Spoiled Pup Alert – DIY Dog Easter Baskets
Celebrate Easter Sunday with all members of your family, two- and four-legged! Don’t leave dogs out of the festivities, eagerly eyeing kids’ forbidden candy. Give your pet his or her own Easter basket, ensuring canines stay occupied during dinner. Stock your dog’s stash with homemade treats and a new toy or two, along with any special surprises custom just for your pup.
Avoid any products containing raisins, alcohol and chocolate – all are deadly for dogs. Xylitol is another ingredient toxic to pets, found in sugar-free and low-calorie products such as gum, candy and even peanut butter. Stick to all-natural fruits, veggies and meats in your homemade dog treat recipes; same goes for DIY dog toys, which should have no choking hazards or potentially harmful parts.
Homemade Dog Treats for Easter
Get into the Easter spirit by making your pup’s treats match the humans’ dinner! Whether you’re having ham, crepes or your own family’s traditional feast, it’s always fun to have pets participate. Don’t forget dessert – while dogs can’t partake of humans’ sweets, it’s easy to whip up a batch of cookies for dogs. Use Easter-themed cookie cutters to make homemade dog treats photo-ready, although don’t expect pups to notice the extra effort…
Dogs with food allergies to gluten or dairy can substitute ingredients in any treat recipe to meet their dietary restrictions. Rice or almond flour will replace wheat, while applesauce or coconut oil may work instead of dairy. There are plenty of gluten-free and vegan dog treat recipes already out there though, so try searching cookbooks and sites like Pinterest.
Fresh, Dog-Friendly Vegetables
Keep your dog’s Easter basket healthy by tossing in some seasonal produce. Dog-friendly fruits and vegetables include carrots, strawberries, bananas and apples. All can be eaten raw by pets or mixed into homemade dog food and pupsicles!
Some veggies, like carrots and celery, can also double as natural toothbrushes. As pets chew, some tartar is removed from the surface of teeth, making vegetables the ultimate snack. Obese dogs especially may find these non-traditional treats filling, useful when food portions must be cut back.
Easter “Eggs” for Dogs
Although eggs are theoretically safe to give to pets, the AVMA does not recommend feeding pets raw or undercooked animal protein. One or two boiled eggs is fine as a special treat for your pup, but too much of a good thing can lead to indigestion and even pancreatitis over time.

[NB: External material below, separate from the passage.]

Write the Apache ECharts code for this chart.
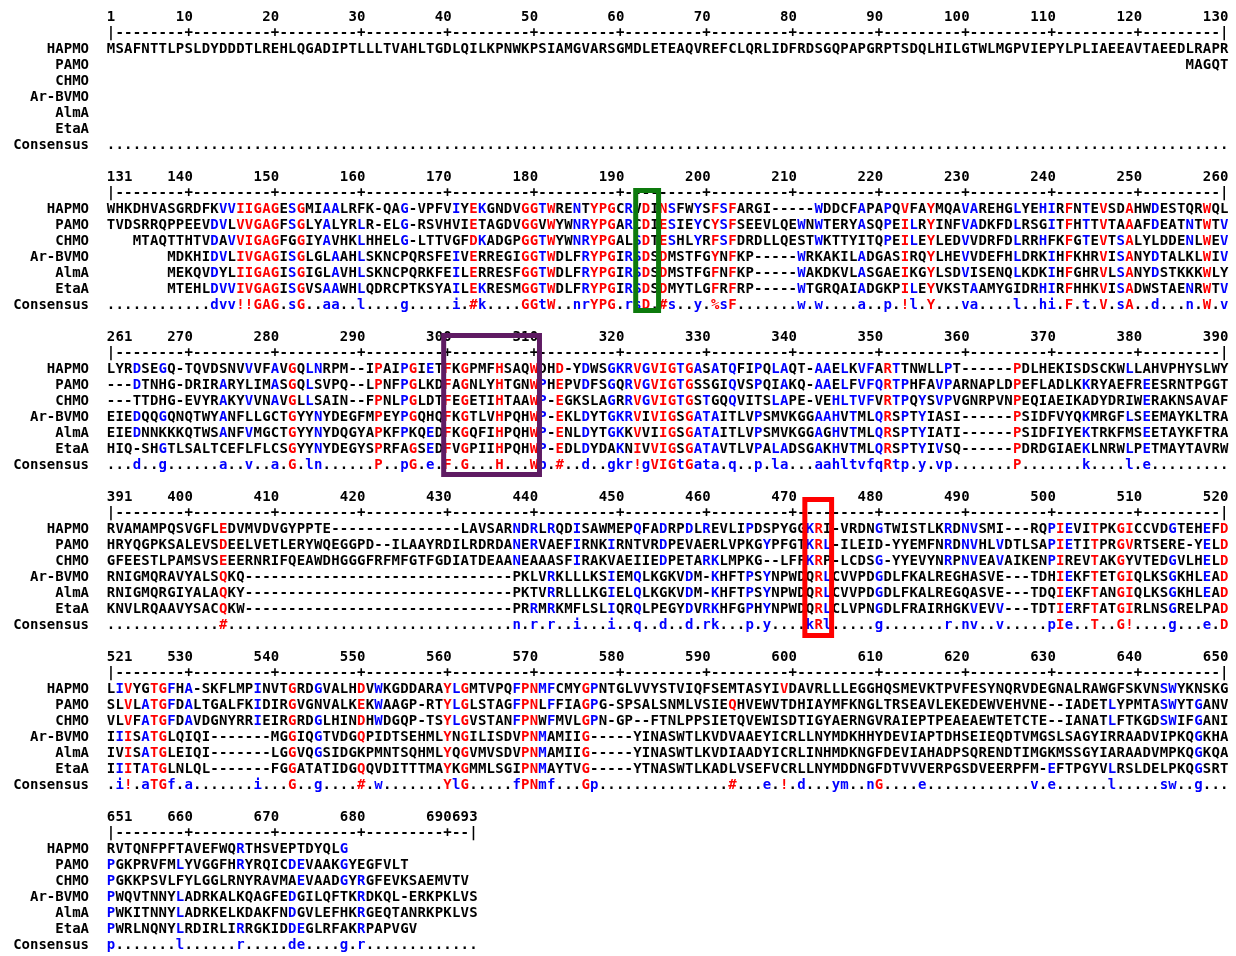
<!DOCTYPE html>
<html>
<head>
<meta charset="utf-8">
<title>Multiple sequence alignment of Baeyer-Villiger monooxygenases</title>
<script src="https://cdn.jsdelivr.net/npm/echarts/dist/echarts.min.js"></script>
<style>
  html, body { margin: 0; padding: 0; background: #ffffff; }
  #chart { width: 1236px; height: 956px; }
</style>
</head>
<body>
<div id="chart"></div>
<script>
// ---- Alignment data -------------------------------------------------------
// Six blocks of (up to) 130 alignment columns each.
const blockStarts = [1, 131, 261, 391, 521, 651];

const rulerLabels = [
  [1, 10, 20, 30, 40, 50, 60, 70, 80, 90, 100, 110, 120, 130],
  [131, 140, 150, 160, 170, 180, 190, 200, 210, 220, 230, 240, 250, 260],
  [261, 270, 280, 290, 300, 310, 320, 330, 340, 350, 360, 370, 380, 390],
  [391, 400, 410, 420, 430, 440, 450, 460, 470, 480, 490, 500, 510, 520],
  [521, 530, 540, 550, 560, 570, 580, 590, 600, 610, 620, 630, 640, 650],
  [651, 660, 670, 680, 690, 693]
];

const seqNames = ['HAPMO', 'PAMO', 'CHMO', 'Ar-BVMO', 'AlmA', 'EtaA'];

// Leading blanks before a sequence starts inside a block.
function lead(n, s) { return ' '.repeat(n) + s; }

const HAPMO = [
  'MSAFNTTLPSLDYDDDTLREHLQGADIPTLLLTVAHLTGDLQILKPNWKPSIAMGVARSGMDLETEAQVREFCLQRLIDFRDSGQPAPGRPTSDQLHILGTWLMGPVIEPYLPLIAEEAVTAEEDLRAPR',
  'WHKDHVASGRDFKVVIIGAGESGMIAALRFK-QAG-VPFVIYEKGNDVGGTWRENTYPGCRVDINSFWYSFSFARGI-----WDDCFAPAPQVFAYMQAVAREHGLYEHIRFNTEVSDAHWDESTQRWQL',
  'LYRDSEGQ-TQVDSNVVVFAVGQLNRPM--IPAIPGIETFKGPMFHSAQWDHD-YDWSGKRVGVIGTGASATQFIPQLAQT-AAELKVFARTTNWLLPT------PDLHEKISDSCKWLLAHVPHYSLWY',
  'RVAMAMPQSVGFLEDVMVDVGYPPTE---------------LAVSARNDRLRQDISAWMEPQFADRPDLREVLIPDSPYGGKRI-VRDNGTWISTLKRDNVSMI---RQPIEVITPKGICCVDGTEHEFD',
  'LIVYGTGFHA-SKFLMPINVTGRDGVALHDVWKGDDARAYLGMTVPQFPNMFCMYGPNTGLVVYSTVIQFSEMTASYIVDAVRLLLEGGHQSMEVKTPVFESYNQRVDEGNALRAWGFSKVNSWYKNSKG',
  'RVTQNFPFTAVEFWQRTHSVEPTDYQLG'
];

const PAMO = [
  lead(125, 'MAGQT'),
  'TVDSRRQPPEEVDVLVVGAGFSGLYALYRLR-ELG-RSVHVIETAGDVGGVWYWNRYPGARCDIESIEYCYSFSEEVLQEWNWTERYASQPEILRYINFVADKFDLRSGITFHTTVTAAAFDEATNTWTV',
  '---DTNHG-DRIRARYLIMASGQLSVPQ--LPNFPGLKDFAGNLYHTGNWPHEPVDFSGQRVGVIGTGSSGIQVSPQIAKQ-AAELFVFQRTPHFAVPARNAPLDPEFLADLKKRYAEFREESRNTPGGT',
  'HRYQGPKSALEVSDEELVETLERYWQEGGPD--ILAAYRDILRDRDANERVAEFIRNKIRNTVRDPEVAERLVPKGYPFGTKRL-ILEID-YYEMFNRDNVHLVDTLSAPIETITPRGVRTSERE-YELD',
  'SLVLATGFDALTGALFKIDIRGVGNVALKEKWAAGP-RTYLGLSTAGFPNLFFIAGPG-SPSALSNMLVSIEQHVEWVTDHIAYMFKNGLTRSEAVLEKEDEWVEHVNE--IADETLYPMTASWYTGANV',
  'PGKPRVFMLYVGGFHRYRQICDEVAAKGYEGFVLT'
];

const CHMO = [
  '',
  lead(3, 'MTAQTTHTVDAVVIGAGFGGIYAVHKLHHELG-LTTVGFDKADGPGGTWYWNRYPGALSDTESHLYRFSFDRDLLQESTWKTTYITQPEILEYLEDVVDRFDLRRHFKFGTEVTSALYLDDENLWEV'),
  '---TTDHG-EVYRAKYVVNAVGLLSAIN--FPNLPGLDTFEGETIHTAAWP-EGKSLAGRRVGVIGTGSTGQQVITSLAPE-VEHLTVFVRTPQYSVPVGNRPVNPEQIAEIKADYDRIWERAKNSAVAF',
  'GFEESTLPAMSVSEEERNRIFQEAWDHGGGFRFMFGTFGDIATDEAANEAAASFIRAKVAEIIEDPETARKLMPKG--LFFKRP-LCDSG-YYEVYNRPNVEAVAIKENPIREVTAKGYVTEDGVLHELD',
  'VLVFATGFDAVDGNYRRIEIRGRDGLHINDHWDGQP-TSYLGVSTANFPNWFMVLGPN-GP--FTNLPPSIETQVEWISDTIGYAERNGVRAIEPTPEAEAEWTETCTE--IANATLFTKGDSWIFGANI',
  'PGKKPSVLFYLGGLRNYRAVMAEVAADGYRGFEVKSAEMVTV'
];

const ArBVMO = [
  '',
  lead(7, 'MDKHIDVLIVGAGISGLGLAAHLSKNCPQRSFEIVERREGIGGTWDLFRYPGIRSDSDMSTFGYNFKP-----WRKAKILADGASIRQYLHEVVDEFHLDRKIHFKHRVISANYDTALKLWIV'),
  'EIEDQQGQNQTWYANFLLGCTGYYNYDEGFMPEYPGQHQFKGTLVHPQHWP-EKLDYTGKRVIVIGSGATAITLVPSMVKGGAAHVTMLQRSPTYIASI------PSIDFVYQKMRGFLSEEMAYKLTRA',
  'RNIGMQRAVYALSQKQ-------------------------------PKLVRKLLLKSIEMQLKGKVDM-KHFTPSYNPWDQRLCVVPDGDLFKALREGHASVE---TDHIEKFTETGIQLKSGKHLEAD',
  'IIISATGLQIQI-------MGGIQGTVDGQPIDTSEHMLYNGILISDVPNMAMIIG-----YINASWTLKVDVAAEYICRLLNYMDKHHYDEVIAPTDHSEIEQDTVMGSLSAGYIRRAADVIPKQGKHA',
  'PWQVTNNYLADRKALKQAGFEDGILQFTKRDKQL-ERKPKLVS'
];

const AlmA = [
  '',
  lead(7, 'MEKQVDYLIIGAGISGIGLAVHLSKNCPQRKFEILERRESFGGTWDLFRYPGIRSDSDMSTFGFNFKP-----WAKDKVLASGAEIKGYLSDVISENQLKDKIHFGHRVLSANYDSTKKKWLY'),
  'EIEDNNKKKQTWSANFVMGCTGYYNYDQGYAPKFPKQEDFKGQFIHPQHWP-ENLDYTGKKVVIIGSGATAITLVPSMVKGGAGHVTMLQRSPTYIATI------PSIDFIYEKTRKFMSEETAYKFTRA',
  'RNIGMQRGIYALAQKY-------------------------------PKTVRRLLLKGIELQLKGKVDM-KHFTPSYNPWDQRLCVVPDGDLFKALREGQASVE---TDQIEKFTANGIQLKSGKHLEAD',
  'IVISATGLEIQI-------LGGVQGSIDGKPMNTSQHMLYQGVMVSDVPNMAMIIG-----YINASWTLKVDIAADYICRLINHMDKNGFDEVIAHADPSQRENDTIMGKMSSGYIARAADVMPKQGKQA',
  'PWKITNNYLADRKELKDAKFNDGVLEFHKRGEQTANRKPKLVS'
];

const EtaA = [
  '',
  lead(7, 'MTEHLDVVIVGAGISGVSAAWHLQDRCPTKSYAILEKRESMGGTWDLFRYPGIRSDSDMYTLGFRFRP-----WTGRQAIADGKPILEYVKSTAAMYGIDRHIRFHHKVISADWSTAENRWTV'),
  'HIQ-SHGTLSALTCEFLFLCSGYYNYDEGYSPRFAGSEDFVGPIIHPQHWP-EDLDYDAKNIVVIGSGATAVTLVPALADSGAKHVTMLQRSPTYIVSQ------PDRDGIAEKLNRWLPETMAYTAVRW',
  'KNVLRQAAVYSACQKW-------------------------------PRRMRKMFLSLIQRQLPEGYDVRKHFGPHYNPWDQRLCLVPNGDLFRAIRHGKVEVV---TDTIERFTATGIRLNSGRELPAD',
  'IIITATGLNLQL-------FGGATATIDGQQVDITTTMAYKGMMLSGIPNMAYTVG-----YTNASWTLKADLVSEFVCRLLNYMDDNGFDTVVVERPGSDVEERPFM-EFTPGYVLRSLDELPKQGSRT',
  'PWRLNQNYLRDIRLIRRGKIDDEGLRFAKRPAPVGV'
];

const consensus = [
  '..................................................................................................................................',
  '............dvv!!GAG.sG..aa..l....g.....i.#k....GGtW..nrYPG.rsD.#s..y.%sF.......w.w....a..p.!l.Y...va....l..hi.F.t.V.sA..d...n.W.v',
  '...d..g......a..v..a.G.ln......P..pG.e.F.G...H...Wp.#..d..gkr!gVIGtGata.q..p.la...aahltvfqRtp.y.vp.......P.......k....l.e.........',
  '.............#.................................n.r.r..i...i..q..d..d.rk...p.y....kRl.....g.......r.nv..v.....pIe..T..G!....g...e.D',
  '.i!.aTGf.a.......i...G..g....#.w.......YlG.....fPNmf...Gp...............#...e.!.d...ym..nG....e............v.e......l.....sw..g...',
  'p.......l......r.....de....g.r.............'
];

// Boxed regions: alignment column edges and block-relative line edges.
const highlights = [
  { block: 1, left: 191.8, right: 194.45, top: 0.84, bottom: 8.34, color: '#0d7a0d' },
  { block: 2, left: 299.55, right: 310.65, top: -0.1, bottom: 8.6, color: '#5f1b63' },
  { block: 3, left: 471.4, right: 474.5, top: 0.16, bottom: 8.66, color: '#ff0000' }
];

// ---- Layout and styling ---------------------------------------------------
const LINES_PER_BLOCK = 10;        // ruler, bar, 6 sequences, consensus, gap
const NAME_COL = -1.55;            // right edge of the row names
const FONT = 'bold 14px "DejaVu Sans Mono", "Liberation Mono", monospace';
const RED = '#ff0000', BLUE = '#0000ff', BLACK = '#000000';
const SYMBOL_SETS = { '!': 'IV', '$': 'LM', '%': 'FY', '#': 'NDQEBZ' };

function residueColor(ch, c) {
  if (!c || c === '.' || ch === '-' || ch === ' ') return BLACK;
  if (SYMBOL_SETS[c]) return SYMBOL_SETS[c].indexOf(ch) >= 0 ? RED : BLACK;
  if (c === c.toUpperCase()) return ch === c ? RED : BLACK;
  return ch === c.toUpperCase() ? BLUE : BLACK;
}
function consensusColor(c) {
  if (c === '.') return BLACK;
  if (SYMBOL_SETS[c]) return RED;
  return c === c.toUpperCase() ? RED : BLUE;
}

// Build one text row per drawn line.
const rows = [];
const seqRows = [HAPMO, PAMO, CHMO, ArBVMO, AlmA, EtaA];
blockStarts.forEach((start, b) => {
  const base = b * LINES_PER_BLOCK;
  const labels = rulerLabels[b];
  const last = labels[labels.length - 1];
  // ruler numbers
  const numCells = [];
  labels.forEach((n, i) => {
    const s = String(n);
    const col = n - start + 1;
    const first = i === 0 ? col : col - s.length + 1;
    for (let k = 0; k < s.length; k++) numCells.push({ col: first + k, ch: s[k], color: BLACK });
  });
  rows.push({ line: base, cells: numCells });
  // ruler bar
  const barCells = [];
  for (let n = start; n <= last; n++) {
    let ch = '-';
    if (n === start || n === last) ch = '|';
    else if (labels.indexOf(n) >= 0) ch = '+';
    barCells.push({ col: n - start + 1, ch: ch, color: BLACK });
  }
  rows.push({ line: base + 1, cells: barCells });
  // sequences
  const cons = consensus[b];
  seqRows.forEach((seq, r) => {
    const text = seq[b];
    const cells = [];
    for (let i = 0; i < text.length; i++) {
      const ch = text[i];
      if (ch === ' ') continue;
      cells.push({ col: i + 1, ch: ch, color: residueColor(ch, cons[i]) });
    }
    rows.push({ line: base + 2 + r, cells: cells, name: seqNames[r] });
  });
  // consensus
  const cCells = [];
  for (let i = 0; i < cons.length; i++) cCells.push({ col: i + 1, ch: cons[i], color: consensusColor(cons[i]) });
  rows.push({ line: base + 8, cells: cCells, name: 'Consensus' });
});

const chart = echarts.init(document.getElementById('chart'), null, { renderer: 'canvas' });

chart.setOption({
  backgroundColor: '#ffffff',
  animation: false,
  grid: { left: 111, top: 17, width: 129 * 8.63, height: 58 * 16 },
  xAxis: { type: 'value', min: 1, max: 130, show: false },
  yAxis: { type: 'value', min: 0, max: 58, inverse: true, show: false },
  series: [
    {
      type: 'custom',
      silent: true,
      clip: false,
      data: rows.map(r => [1, r.line]),
      encode: { x: 0, y: 1 },
      renderItem: function (params, api) {
        const row = rows[params.dataIndex];
        const children = [];
        if (row.name) {
          const p = api.coord([NAME_COL, row.line]);
          children.push({
            type: 'text', x: p[0], y: p[1],
            style: { text: row.name, fill: BLACK, font: FONT, align: 'right', verticalAlign: 'middle' }
          });
        }
        row.cells.forEach(cell => {
          const p = api.coord([cell.col, row.line]);
          children.push({
            type: 'text', x: p[0], y: p[1],
            style: { text: cell.ch, fill: cell.color, font: FONT, align: 'center', verticalAlign: 'middle' }
          });
        });
        return { type: 'group', children: children };
      }
    },
    {
      type: 'custom',
      silent: true,
      clip: false,
      data: highlights.map(h => [h.left, h.block * LINES_PER_BLOCK + h.top]),
      encode: { x: 0, y: 1 },
      renderItem: function (params, api) {
        const h = highlights[params.dataIndex];
        const start = blockStarts[h.block];
        const base = h.block * LINES_PER_BLOCK;
        const p0 = api.coord([h.left - start + 1, base + h.top]);
        const p1 = api.coord([h.right - start + 1, base + h.bottom]);
        return {
          type: 'rect',
          shape: { x: p0[0], y: p0[1], width: p1[0] - p0[0], height: p1[1] - p0[1] },
          style: { fill: 'none', stroke: h.color, lineWidth: 5 }
        };
      }
    }
  ]
});
</script>
</body>
</html>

As we mentioned before, bananas are one of dogs’ favorite fruits! Make this dog-friendly Easter egg recipe from pet blogger Golden Woofs and avoid puppy eyes when you’re chowing down. It’s a good idea to brush your dog’s teeth afterwards, as sticky sweets can attract plaque and tartar, leading to periodontal disease.
Canine Easter Egg Hunt
A combination of hide-and-seek and fetch, an Easter egg hunt is a dog’s dream come true! You can use plastic eggs, as long as you keep an eye on your pup and don’t have a destructive chewer on your hands. Poke a hole in each egg and fill with your dog’s favorite treats; you can also hide tidbits under small flowerpots or other holey containers, a chew-proof solution. It’s best to select strong-smelling dog treats in order to help your pet find them faster.
No Easter family photo is complete without at least one pair of bunny ears, and who better to wear them than the furriest family member. DIY your own out of pipe cleaners or invest in a sturdier pair from your local party store. If your pup shows anxiety or discomfort at wearing headgear, keep the photoshoot short or consider using other props like stuffed animals, dog-friendly flowers, or Easter eggs.